Jika ada yang bertanya apakah neraka bisa diciptakan di bumi, mungkin jawabannya bisa ditemukan dalam lingkup birokrasi Indonesia. Khususnya pada kasus korupsi Kemendikbudristek senilai Rp10 triliun di era Nadiem Makarim. Di negeri ini, tempat yang seharusnya menanam benih moral dan ilmu pengetauan justru dijadikan ladang garong berjubah cendekia.
Kita, rakyat biasa, hanya bisa geleng-geleng kepala sambil menatap langit, "Tuhan, apakah Kau juga bingung?"
Sejak era reformasi hingga transisi digitalisasi, dunia pendidikan kita tetap menjadi ajang mainan para oportunis. Dana pendidikan yang digelontorkan negara bisa mencapai 20ri total APBN setiap tahun, ini bukan angka kecil untuk sektor yang mestinya melahirkan generasi emas. Tapi apa yang terjadi? Anak-anak Indonesia disuguhi laptop-laptop berbasis Chromebook senilai hampir Rp 10 triliun yang sudah terbukti gagal saat uji coba.

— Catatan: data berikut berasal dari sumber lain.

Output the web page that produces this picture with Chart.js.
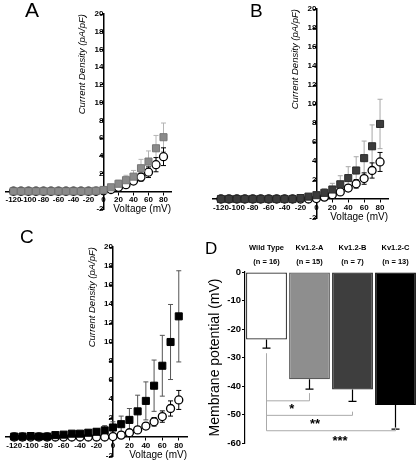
<!DOCTYPE html>
<html>
<head>
<meta charset="utf-8">
<script src="https://cdn.jsdelivr.net/npm/chart.js@4.4.1/dist/chart.umd.min.js"></script>
<style>
  html, body { margin: 0; padding: 0; background: #fff; }
  #fig { position: relative; width: 417px; height: 467px; overflow: hidden; font-family: 'Liberation Sans', Arial, sans-serif; }
  .panel { position: absolute; }
  .letter { position: absolute; color: #000; line-height: 1; }
</style>
</head>
<body>
<div id="fig">
  <div class="panel" style="left:0;top:0;width:207px;height:216px"><canvas id="chartA"></canvas></div>
  <div class="panel" style="left:207px;top:0;width:210px;height:230px"><canvas id="chartB"></canvas></div>
  <div class="panel" style="left:0;top:215px;width:207px;height:252px"><canvas id="chartC"></canvas></div>
  <div class="panel" style="left:207px;top:230px;width:210px;height:237px"><canvas id="chartD"></canvas></div>
  <div class="letter" style="left:25px;top:-1px;font-size:21px">A</div>
  <div class="letter" style="left:250px;top:1px;font-size:19px">B</div>
  <div class="letter" style="left:20px;top:227px;font-size:19px">C</div>
  <div class="letter" style="left:205px;top:240px;font-size:17px">D</div>
</div>
<script>
// I-V curves (current density, pA/pF)
const voltages = [-120, -110, -100, -90, -80, -70, -60, -50, -40, -30, -20, -10, 0, 10, 20, 30, 40, 50, 60, 70, 80];
const xTicks = [-120, -100, -80, -60, -40, -20, 0, 20, 40, 60, 80];
const yTicks = [-2, 2, 4, 6, 8, 10, 12, 14, 16, 18, 20];

const wtMean = [0, 0, 0, 0, 0, 0, 0, 0, 0, 0, 0, 0, 0.05, 0.2, 0.45, 0.75, 1.15, 1.6, 2.15, 3.0, 3.9];
const wtErr  = [0, 0, 0, 0, 0, 0, 0, 0, 0, 0, 0, 0, 0.05, 0.1, 0.15, 0.25, 0.35, 0.45, 0.6, 0.8, 1.0];

const kvAMean = [0, 0, 0, 0, 0, 0, 0, 0, 0, 0, 0, 0.05, 0.15, 0.45, 0.85, 1.25, 1.65, 2.6, 3.35, 4.85, 6.1];
const kvAErr  = [0, 0, 0, 0, 0, 0, 0, 0, 0, 0, 0, 0.05, 0.1, 0.25, 0.4, 0.55, 0.7, 1.0, 1.2, 1.45, 1.6];

const kvBMean = [0, 0, 0, 0, 0, 0, 0, 0, 0, 0, 0.1, 0.25, 0.4, 0.65, 1.0, 1.55, 2.2, 3.0, 4.3, 5.55, 7.9];
const kvBErr  = [0, 0, 0, 0, 0, 0, 0, 0, 0, 0, 0.05, 0.1, 0.35, 0.45, 0.65, 0.9, 1.2, 1.45, 1.8, 2.25, 2.6];

const kvCMean = [0.05, 0.05, 0.1, 0.05, 0.05, 0.2, 0.25, 0.35, 0.35, 0.45, 0.55, 0.7, 1.0, 1.35, 1.8, 2.7, 3.8, 5.4, 7.5, 10.0, 12.7];
const kvCErr  = [0, 0, 0, 0, 0, 0.05, 0.1, 0.1, 0.15, 0.2, 0.3, 0.5, 0.6, 0.85, 1.2, 1.7, 2.0, 2.7, 3.2, 3.95, 4.8];

// resting membrane potential (mV)
const groups = [['Wild Type', '(n = 16)'], ['Kv1.2-A', '(n = 15)'], ['Kv1.2-B', '(n = 7)'], ['Kv1.2-C', '(n = 13)']];
const restMean = [-23.7, -37.6, -41.2, -46.7];
const restErr = [3.0, 3.5, 4.2, 8.4];
const restTicks = [0, -10, -20, -30, -40, -50, -60];

// significance brackets: wild type vs group index
const sigPairs = [
  { to: 1, level: -45.2, end: -42.5, stars: '*', starX: 0.59, starY: -48.3 },
  { to: 2, level: -50.3, end: -49.0, stars: '**', starX: 1.13, starY: -53.4 },
  { to: 3, level: -55.7, end: -54.5, stars: '***', starX: 1.71, starY: -59.4 }
];

Chart.defaults.font.family = "'Liberation Sans', Arial, sans-serif";
Chart.defaults.color = '#000';

const noPad = s => { s.paddingLeft = 0; s.paddingRight = 0; s.paddingTop = 0; s.paddingBottom = 0; };
const tickFont = { size: 8, weight: 'bold', lineHeight: 1 };

const errorBars = {
  id: 'errorBars',
  beforeDatasetsDraw(chart) {
    const { ctx, scales: { x, y } } = chart;
    ctx.save();
    chart.data.datasets.forEach(ds => {
      if (!ds.errors) return;
      ctx.strokeStyle = ds.errorColor;
      ctx.lineWidth = 1;
      ds.data.forEach((p, j) => {
        const e = ds.errors[j];
        if (!e) return;
        const px = x.getPixelForValue(p.x);
        const top = y.getPixelForValue(p.y + e);
        const bot = y.getPixelForValue(p.y - e);
        ctx.beginPath();
        ctx.moveTo(px, top); ctx.lineTo(px, bot);
        ctx.moveTo(px - 2.5, top); ctx.lineTo(px + 2.5, top);
        ctx.moveTo(px - 2.5, bot); ctx.lineTo(px + 2.5, bot);
        ctx.stroke();
      });
    });
    ctx.restore();
  }
};

// y title of the centred axis, reading bottom-to-top, ending at the top of the axis
const yTitle = {
  id: 'yTitle',
  afterDraw(chart) {
    const { ctx, scales: { x, y } } = chart;
    ctx.save();
    ctx.translate(x.getPixelForValue(0) - 21, y.top);
    ctx.rotate(-Math.PI / 2);
    ctx.font = "italic 9.5px 'Liberation Sans', Arial, sans-serif";
    ctx.fillStyle = '#000';
    ctx.textAlign = 'right';
    ctx.textBaseline = 'middle';
    ctx.fillText('Current Density (pA/pF)', 0, 0);
    ctx.restore();
  }
};

function ivPanel(id, mean, err, fill, edge, errColor, pad) {
  return new Chart(document.getElementById(id), {
    type: 'scatter',
    data: {
      datasets: [
        {
          label: 'Kv1.2',
          data: voltages.map((v, i) => ({ x: v, y: mean[i] })),
          errors: err, errorColor: errColor,
          pointStyle: 'rect', pointRadius: 5, pointHoverRadius: 5,
          backgroundColor: fill, borderColor: edge, borderWidth: 1
        },
        {
          label: 'Wild Type',
          data: voltages.map((v, i) => ({ x: v, y: wtMean[i] })),
          errors: wtErr, errorColor: '#000',
          pointStyle: 'circle', pointRadius: 4, pointHoverRadius: 4,
          backgroundColor: '#fff', borderColor: '#000', borderWidth: 1.3
        }
      ]
    },
    options: {
      responsive: true,
      maintainAspectRatio: false,
      animation: false,
      layout: { padding: pad },
      plugins: { legend: { display: false }, tooltip: { enabled: false } },
      scales: {
        x: {
          type: 'linear', min: -130, max: 90, position: { y: 0 },
          afterBuildTicks: s => { s.ticks = xTicks.map(v => ({ value: v })); },
          afterFit: noPad,
          grid: { drawOnChartArea: false, color: '#000', tickLength: 3 },
          border: { color: '#000', width: 1.5 },
          ticks: { font: tickFont, padding: 2, autoSkip: false, minRotation: 0, maxRotation: 0 },
          title: { display: true, text: 'Voltage (mV)', align: 'end', font: { size: 10 }, padding: { top: -3, bottom: 0 } }
        },
        y: {
          type: 'linear', min: -2, max: 20, position: { x: 0 },
          afterBuildTicks: s => { s.ticks = yTicks.map(v => ({ value: v })); },
          afterFit: noPad,
          grid: { drawOnChartArea: false, color: '#000', tickLength: 3 },
          border: { color: '#000', width: 1.5 },
          ticks: { font: tickFont, padding: 2 }
        }
      }
    },
    plugins: [errorBars, yTitle]
  });
}

ivPanel('chartA', kvAMean, kvAErr, '#8a8a8a', '#777', '#b4b4b4', { left: 0, right: 36, top: 14, bottom: 7 });
ivPanel('chartB', kvBMean, kvBErr, '#3c3c3c', '#2a2a2a', '#a8a8a8', { left: 0, right: 29, top: 9, bottom: 12 });
ivPanel('chartC', kvCMean, kvCErr, '#000', '#000', '#555', { left: 0, right: 20, top: 32, bottom: 11 });

const barExtras = {
  id: 'barExtras',
  afterDatasetsDraw(chart) {
    const { ctx, scales: { x, y } } = chart;
    ctx.save();
    // error bars (downward only)
    ctx.strokeStyle = '#000';
    ctx.lineWidth = 1.2;
    restMean.forEach((m, i) => {
      const px = x.getPixelForValue(i);
      const y0 = y.getPixelForValue(m);
      const y1 = y.getPixelForValue(m - restErr[i]);
      ctx.beginPath();
      ctx.moveTo(px, y0); ctx.lineTo(px, y1);
      ctx.moveTo(px - 4, y1); ctx.lineTo(px + 4, y1);
      ctx.stroke();
    });
    // significance brackets
    const x0 = x.getPixelForValue(0);
    ctx.strokeStyle = '#aaa';
    ctx.lineWidth = 1;
    ctx.beginPath();
    ctx.moveTo(x0, y.getPixelForValue(-28.5));
    ctx.lineTo(x0, y.getPixelForValue(sigPairs[sigPairs.length - 1].level));
    sigPairs.forEach(p => {
      const xe = x.getPixelForValue(p.to);
      ctx.moveTo(x0, y.getPixelForValue(p.level));
      ctx.lineTo(xe, y.getPixelForValue(p.level));
      ctx.lineTo(xe, y.getPixelForValue(p.end));
    });
    ctx.stroke();
    ctx.fillStyle = '#000';
    ctx.font = "bold 13px 'Liberation Sans', Arial, sans-serif";
    ctx.textAlign = 'center';
    ctx.textBaseline = 'middle';
    sigPairs.forEach(p => {
      ctx.fillText(p.stars, x.getPixelForValue(p.starX), y.getPixelForValue(p.starY));
    });
    ctx.restore();
  }
};

new Chart(document.getElementById('chartD'), {
  type: 'bar',
  data: {
    labels: groups,
    datasets: [{
      label: 'Membrane potential',
      data: restMean,
      backgroundColor: ['#ffffff', '#8e8e8e', '#3e3e3e', '#000000'],
      borderColor: ['#222', '#5a5a5a', '#222', '#000'],
      borderWidth: 1.2,
      borderSkipped: false,
      barPercentage: 0.95,
      categoryPercentage: 1
    }]
  },
  options: {
    responsive: true,
    maintainAspectRatio: false,
    animation: false,
    layout: { padding: { left: 0, right: 0, top: 0, bottom: 24 } },
    plugins: { legend: { display: false }, tooltip: { enabled: false } },
    scales: {
      x: {
        position: 'top',
        afterFit: s => { s.height = 42; noPad(s); },
        grid: { display: false, drawTicks: false },
        border: { display: false },
        ticks: { font: { size: 7.5, weight: 'bold', lineHeight: '14px' }, padding: 3, maxRotation: 0, autoSkip: false }
      },
      y: {
        min: -60, max: 0,
        afterBuildTicks: s => { s.ticks = restTicks.map(v => ({ value: v })); },
        afterFit: s => { s.width = 38; noPad(s); },
        grid: { drawOnChartArea: false, color: '#000', tickLength: 3 },
        border: { color: '#000', width: 1.2 },
        ticks: { font: { size: 9.5, weight: 'bold' }, padding: 1 },
        title: { display: true, text: 'Membrane potential (mV)', font: { size: 14 }, padding: 0 }
      }
    }
  },
  plugins: [barExtras]
});
</script>
</body>
</html>
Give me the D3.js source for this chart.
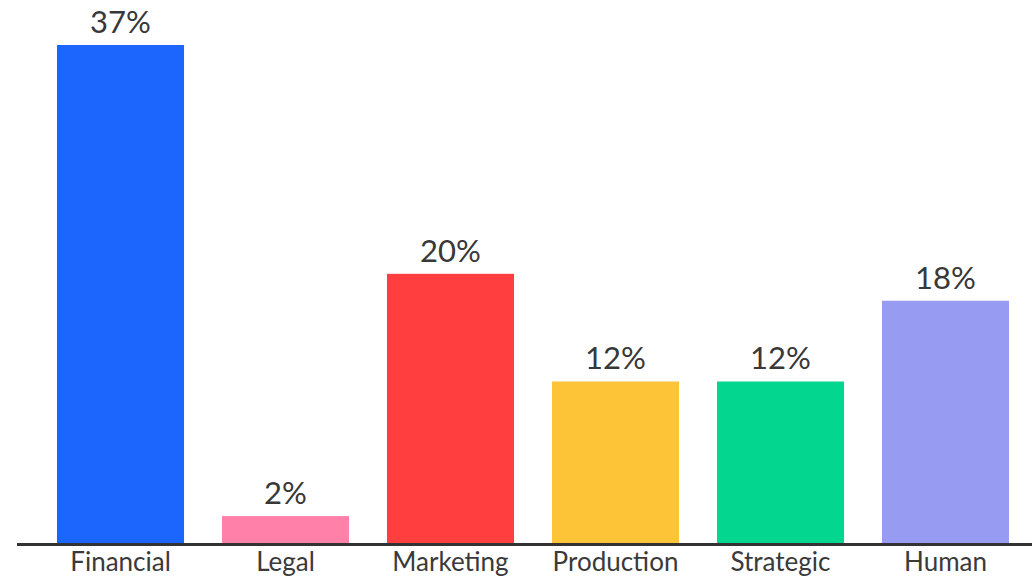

Uji coba 1.000 unit pada 2019 jelas menyatakan perangkat itu tidak efektif. Jaringan internet yang timpang, infrastruktur tidak siap, kompetensi guru dalam mengoperasikan perangkat pun dipertanyakan. Namun, secara ajaib, program ini malah dinaikkan ke level nasional. Kalau bukan konspirasi, ini pasti kerja dukun.
KEJAHATAN KOLEKTIF
Jangan kira korupsi adalah kejahatan perorangan. Tidak. Korupsi adalah sebuah pesta, lengkap dengan undangan resmi, menu pilihan, serta iring-iringan lagu kebangsaan. Dalam kasus ini, dua staf khusus Menteri, yaitu Fiona Handayani (FH) dan Jurist Tan (JT)—menjadi pintu masuk penyidikan. Apartemen mereka digeledah, ditemukan bukti elektronik serta dokumen-dokumen penting.
Hanya jangan berharap ada adegan drama korea seperti pemborgolan atau jeruji besi. Biasanya, pelaku hanya perlu menunggu waktu sebelum "sakit jiwa", "dirawat inap" atau pindah ke sel VIP dengan kasur empuk, AC, dan layanan pesan antar. Semakin besar nilai korupsi semakin istimewa layanannya. Akhirul kisah, setelah dipenjara, bisa menikmati hasil korupsi yang tertunda.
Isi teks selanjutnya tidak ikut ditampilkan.